It takes slightly longer than three minutes for diminished mental capacity to set in during the frigid Whiteout — an Antarctica-set murder mystery with a fatally low body temperature.

Kate Beckinsale’s confounding leading-lady lameness persists in this plodding mess, the script of which feels dragged from underneath rubber bands in a junk drawer. (It somehow took four writers to adapt the story from Greg Rucka’s graphic novel.)

Their dialogue is unintentionally riotous (“Unless Haden was smuggling radioactive jellybeans, he must have a partner”) and their misdirection so painfully obvious, it’s like a magician shouting at you that he really has no bird up his sleeve.

Whiteout opens in 1957, aboard a plane carrying secret cargo and Russian comrades who quickly turn on each other. As the plane plummets toward crusted ice shelves, flames licking the Antarctic ice make for a desolate digital sight.

Flash forward to today, where U.S. Marshal Carrie Stetko (Beckinsale) has taken the worst post on the planet to banish memories of a bust gone bad in Miami. She’s helped by the kind words of Tom Skerritt’s Dr. John Fury (a great character name wasted on a terrible movie). “Always a dull moment,” he cracks of the day-to-day boredom on base. Good diagnosis for the movie, Doc.

On the verge of bailing for the winter-over — when bitter wind and snowstorms annihilate the sun for six months — Stetko discovers a corpse out on the ice. As the first-ever murder in Antarctica, it will draw international attention should Stetko not wrap the case up before leaving.

As Stetko’s investigation uncovers the identity, and shady motives of the deceased, a trio of men falls in as key players. Columbus Short is a helpful pilot, Alex O’Loughlin is an enigmatic Australian transplant and there’s a secretive United Nations liaison who’s just dropped by (played by Gabriel Macht, who sounds as if he overdubbed all his lines into a poorly miked Folgers can). And, yes, it will tie back to the plane crash.

The U.S. Marshal Service might have a defamation case against Whiteout, given that its portrayal of said officers ranges from corrupt to moronic to the point of lunacy. Essentially, Whiteout suggests that if you can figure it out, you’ll probably qualify. Expect an influx of applications, then.

As Stetko, Beckinsale doesn’t seem particularly tough, authoritative or knowledgeable, and her performance calls her out as unrepentantly lazy. She’s so electrifying in Nothing But the Truth that it’s clear a good director can get a rise from her.
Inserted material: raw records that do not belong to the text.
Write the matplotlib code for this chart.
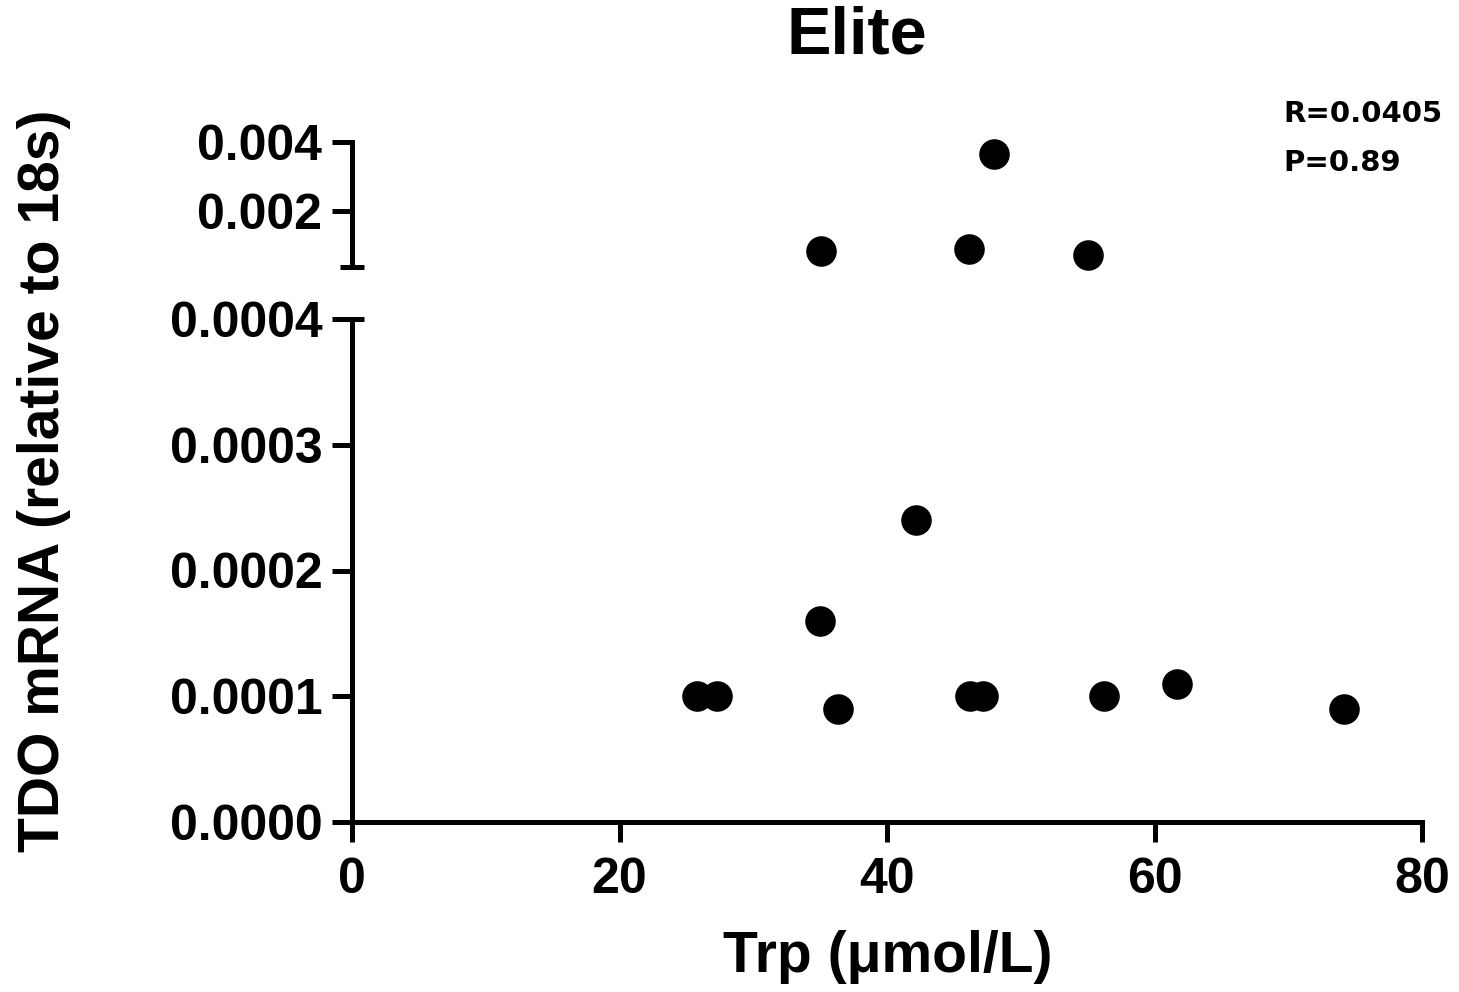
import matplotlib
matplotlib.use("Agg")
import matplotlib.pyplot as plt

# Elite group: Trp vs TDO mRNA
trp_low = [25.8, 27.3, 35.0, 36.3, 42.2, 46.2, 47.2, 56.2, 61.7, 74.2]
tdo_low = [0.00010, 0.00010, 0.00016, 0.00009, 0.00024, 0.00010, 0.00010, 0.00010, 0.00011, 0.00009]
trp_high = [35.1, 46.1, 48.0, 55.0]
tdo_high = [0.00086, 0.00092, 0.00365, 0.00075]

low_ticks = [0.0, 0.0001, 0.0002, 0.0003, 0.0004]
low_labels = ["0.0000", "0.0001", "0.0002", "0.0003", "0.0004"]
high_ticks = [0.002, 0.004]
high_labels = ["0.002", "0.004"]
x_ticks = [0, 20, 40, 60, 80]

plt.rcParams['font.family'] = ['Liberation Sans', 'DejaVu Sans']
plt.rcParams['font.weight'] = 'bold'

W, H = 1459, 992
fig = plt.figure(figsize=(W / 100, H / 100), dpi=100)
lw = 3.6

ax = fig.add_axes([352 / W, 1 - 822 / H, (1422 - 352) / W, (822 - 319) / H])
ax2 = fig.add_axes([352 / W, 1 - 267 / H, (1422 - 352) / W, (267 - 142) / H])

for a in (ax, ax2):
    a.spines['top'].set_visible(False)
    a.spines['right'].set_visible(False)
    a.spines['left'].set_linewidth(lw)
    a.spines['bottom'].set_linewidth(lw)
    a.tick_params(width=lw, length=14.4, labelsize=36)
    a.set_xlim(0, 80)
    a.patch.set_alpha(0)

ax.plot(trp_low, tdo_low, 'o', color='black', markersize=21, clip_on=False)
ax.set_ylim(0, 0.0004)
ax.set_yticks(low_ticks, low_labels)
ax.set_xticks(x_ticks)
ax.tick_params(axis='y', pad=7)
ax.tick_params(axis='x', pad=11)
for lab in ax.get_xticklabels() + ax.get_yticklabels():
    lab.set_fontweight('bold')

ax2.plot(trp_high, tdo_high, 'o', color='black', markersize=21, clip_on=False)
ax2.set_ylim(0.0004, 0.004)
ax2.set_yticks(high_ticks, high_labels)
ax2.tick_params(axis='y', pad=7)
ax2.spines['bottom'].set_visible(False)
ax2.xaxis.set_visible(False)
for lab in ax2.get_yticklabels():
    lab.set_fontweight('bold')

# break caps on the y axis
cap = 12 / (1422 - 352)
ax.plot([-cap, cap], [1, 1], transform=ax.transAxes, color='black', lw=lw,
        clip_on=False, solid_capstyle='butt')
ax2.plot([-cap, cap], [0, 0], transform=ax2.transAxes, color='black', lw=lw,
         clip_on=False, solid_capstyle='butt')

fig.text(857 / W, 1 - 37 / H, "Elite", fontsize=48, fontweight='bold',
         ha='center', va='center')
fig.text(888 / W, 1 - 957 / H, "Trp (\u03bcmol/L)", fontsize=41, fontweight='bold',
         ha='center', va='center')
fig.text(44 / W, 1 - 481 / H, "TDO mRNA (relative to 18s)", fontsize=41,
         fontweight='bold', rotation=90, ha='center', va='center')
fig.text(1283 / W, 1 - 114 / H, "R=0.0405", fontsize=21, fontweight='bold',
         family=['DejaVu Sans'], ha='left', va='center')
fig.text(1283 / W, 1 - 163 / H, "P=0.89", fontsize=21, fontweight='bold',
         family=['DejaVu Sans'], ha='left', va='center')

fig.savefig("out.png", dpi=100)
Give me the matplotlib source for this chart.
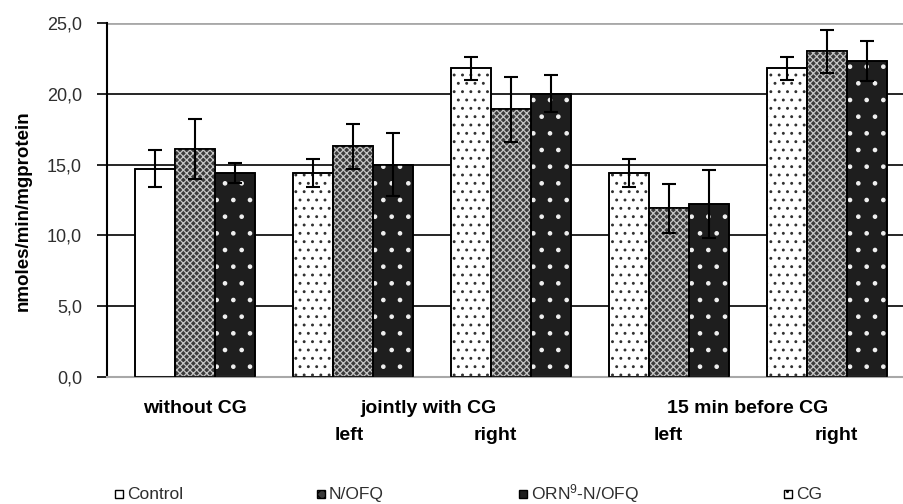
import numpy as np
import matplotlib
matplotlib.use("Agg")
import matplotlib.pyplot as plt
from matplotlib.patches import Rectangle

plt.rcParams['font.family'] = ['Liberation Sans', 'DejaVu Sans']
plt.rcParams['mathtext.default'] = 'regular'
plt.rcParams['hatch.linewidth'] = 0.9

# --- data ---
groups = ['without CG', 'jointly with CG\nleft', 'jointly with CG\nright',
          '15 min before CG\nleft', '15 min before CG\nright']
series = ['Control / CG', 'N/OFQ', 'ORN$^9$-N/OFQ']
first_vals = [14.7, 14.4, 21.8, 14.4, 21.8]     # Control in group 1, CG elsewhere
first_err = [1.3, 1.0, 0.8, 1.0, 0.8]
nofq_vals = [16.1, 16.3, 18.9, 11.9, 23.0]
nofq_err = [2.1, 1.6, 2.3, 1.7, 1.5]
orn_vals = [14.4, 15.0, 20.0, 12.2, 22.3]
orn_err = [0.7, 2.2, 1.3, 2.4, 1.4]
yticks = [0, 5, 10, 15, 20, 25]
ytick_labels = ['0,0', '5,0', '10,0', '15,0', '20,0', '25,0']
legend_labels = ['Control', 'N/OFQ', 'ORN$^9$-N/OFQ', 'CG']

fig = plt.figure(figsize=(9.04, 5.04), dpi=100)
ax = fig.add_axes([107 / 904, 1 - 377 / 504, 1 - 107 / 904, 354 / 504])

x = np.arange(len(groups))
w = 0.253


def hatched_bars(xpos, vals, face, hatch, hatch_col):
    ax.bar(xpos, vals, w, color=face, edgecolor='black', linewidth=1.2, zorder=2)
    for xi, v, h in zip(xpos, vals, hatch):
        if h:
            ax.bar(xi, v, w, fill=False, edgecolor=hatch_col, linewidth=0,
                   hatch=h, zorder=2.5)
    ax.bar(xpos, vals, w, fill=False, edgecolor='black', linewidth=1.2, zorder=2.6)


hatched_bars(x - w, first_vals, 'white', [None, '..', '..', '..', '..'], '#303030')
hatched_bars(x, nofq_vals, '#3a3a3a', ['xxxxx'] * 5, '#c4c4c4')
hatched_bars(x + w, orn_vals, '#1e1e1e', ['.'] * 5, '#f0f0f0')

for off, vals, err in [(-w, first_vals, first_err), (0, nofq_vals, nofq_err),
                       (w, orn_vals, orn_err)]:
    ax.errorbar(x + off, vals, yerr=err, fmt='none', ecolor='black',
                elinewidth=1.5, capsize=5, capthick=1.5, zorder=4)

# gridlines
for t in yticks[1:-1]:
    ax.axhline(t, color='black', linewidth=1.2, zorder=0.5)
ax.axhline(25, color='#a8a8a8', linewidth=2, zorder=0.5)

ax.set_xlim(-0.557, 4.49)
ax.set_ylim(0, 25)
ax.set_yticks(yticks)
ax.set_yticklabels(ytick_labels, fontsize=13, color='#2e2e2e')
ax.tick_params(axis='y', direction='out', length=7, width=1.2, pad=11)
ax.set_xticks([])
for s in ['top', 'right']:
    ax.spines[s].set_visible(False)
ax.spines['left'].set_linewidth(1.5)
ax.spines['bottom'].set_color('#a8a8a8')
ax.spines['bottom'].set_linewidth(1.5)
ax.set_ylabel('nmoles/min/mgprotein', fontsize=13.5, fontweight='bold')
ax.yaxis.set_label_coords(-0.095, 0.47)

# group labels
tr = ax.get_xaxis_transform()
ax.text(0, -0.088, 'without CG', transform=tr, ha='center', va='center',
        fontsize=14, fontweight='bold')
ax.text(1.48, -0.088, 'jointly with CG', transform=tr, ha='center', va='center',
        fontsize=14, fontweight='bold')
ax.text(3.5, -0.088, '15 min before CG', transform=tr, ha='center', va='center',
        fontsize=14, fontweight='bold')
for xp, lab in [(0.98, 'left'), (1.9, 'right'), (3.0, 'left'), (4.06, 'right')]:
    ax.text(xp, -0.165, lab, transform=tr, ha='center', va='center',
            fontsize=14, fontweight='bold')

# legend (drawn by hand so all entries share one baseline)
leg_style = [dict(facecolor='white'),
             dict(facecolor='#3a3a3a', hatch='xxx'),
             dict(facecolor='#1e1e1e'),
             dict(facecolor='white', hatch='..')]
leg_x = [115, 317, 519, 784]
box = 8
for st, lab, lx in zip(leg_style, legend_labels, leg_x):
    fig.add_artist(Rectangle((lx / 904, 1 - 498 / 504), box / 904, box / 504,
                             transform=fig.transFigure, edgecolor='black',
                             linewidth=1, **st))
    fig.text((lx + box + 4) / 904, 1 - 499 / 504, lab, fontsize=12.5,
             color='#2e2e2e', ha='left', va='baseline')

fig.savefig('out.png', dpi=100)
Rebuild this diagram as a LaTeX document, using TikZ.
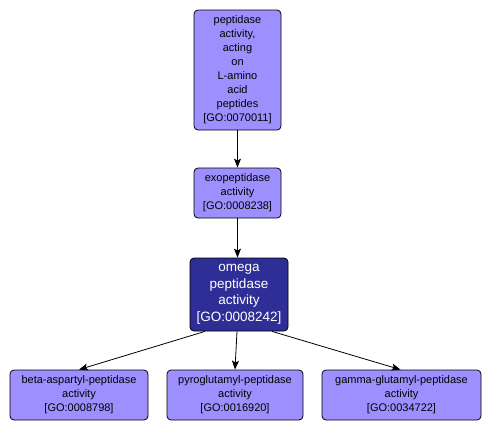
\documentclass[tikz,border=0pt]{standalone}
\usepackage{fontspec}
\setmainfont{Liberation Sans}
\usetikzlibrary{arrows.meta}
\definecolor{lightnode}{RGB}{158,143,255}
\definecolor{darknode}{RGB}{46,46,150}
\tikzset{
  goterm/.style={draw=black, line width=0.8pt, rounded corners=4pt, fill=lightnode,
    align=center, inner sep=0pt, font=\fontsize{11}{14}\selectfont},
  goterm dark/.style={goterm, fill=darknode, text=white, font=\fontsize{13.5}{16.5}\selectfont},
  isa/.style={draw=black, line width=0.8pt, -{Stealth[length=9pt,width=7pt,inset=2pt]}}
}
\begin{document}
\begin{tikzpicture}[x=1pt,y=-1pt]
\useasboundingbox (0,0) rectangle (493,431);
\node[goterm, minimum width=87pt, minimum height=120pt] (top) at (237.5,70)
  {peptidase\\activity,\\acting\\on\\L-amino\\acid\\peptides\\{[GO:0070011]}};
\node[goterm, minimum width=87pt, minimum height=50pt] (exo) at (237.5,193)
  {exopeptidase\\activity\\{[GO:0008238]}};
\node[goterm dark, minimum width=98pt, minimum height=73pt] (omega) at (239,294.5)
  {omega\\peptidase\\activity\\{[GO:0008242]}};
\node[goterm, minimum width=138pt, minimum height=50pt] (beta) at (79,395)
  {beta-aspartyl-peptidase\\activity\\{[GO:0008798]}};
\node[goterm, minimum width=136pt, minimum height=50pt] (pyro) at (235,395)
  {pyroglutamyl-peptidase\\activity\\{[GO:0016920]}};
\node[goterm, minimum width=159pt, minimum height=50pt] (gamma) at (401.5,395)
  {gamma-glutamyl-peptidase\\activity\\{[GO:0034722]}};
\draw[isa] (top.south) -- (exo.north);
\draw[isa] (exo.south) -- (omega.north -| exo.south);
\draw[isa] ([xshift=-34pt]omega.south) -- (beta.north);
\draw[isa] ([xshift=-2pt]omega.south) -- (pyro.north);
\draw[isa] ([xshift=33pt]omega.south) -- ([xshift=-1pt]gamma.north);
\end{tikzpicture}
\end{document}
Here, she’s a pathetically blank slate — wispy even when her frostbitten fingers are fixed to freezing metal.

Better actresses than Beckinsale couldn’t sell a flailing flashback line like, “Ever since I saw Weiss’s body, it’s been like 85 degrees and 80-percent humidity.” Morose and disengaged, Beckinsale musters up all the facial expressions of a coma patient — a vacant cross between Nicole Kidman and Mary Louise Parker relegated to damsel status during the final brawl.

Director Dominic Sena (Swordfish) does little to visually distract from the rampant idiocy. How many shots of freeze-burned bodies or planes skimming Antarctic mountains can one movie contain? Scenes on the tundra are kept to a minimum, as there’s no need to trot out that chintzy green-screen effect any more than necessary. And “action” scenes consist of two people trudging slowly with the aid of guide rope.

John Frizzell’s frenetic score futilely scrambles to bring fortitude to the proceedings. But Whiteout’s hack-and-slash sensibility just turns it into Scream: Antarctica, and the anticlimactic ending throws in a last-ditch switcheroo for no reason.

Comparatively, 30 Days of Night and Christopher Nolan’s Insomnia remake are chilly-climate masterpieces, and John Carpenter’s The Thing remains the perfect icebound chiller. There are beer coolers that will induce more shivers than Whiteout.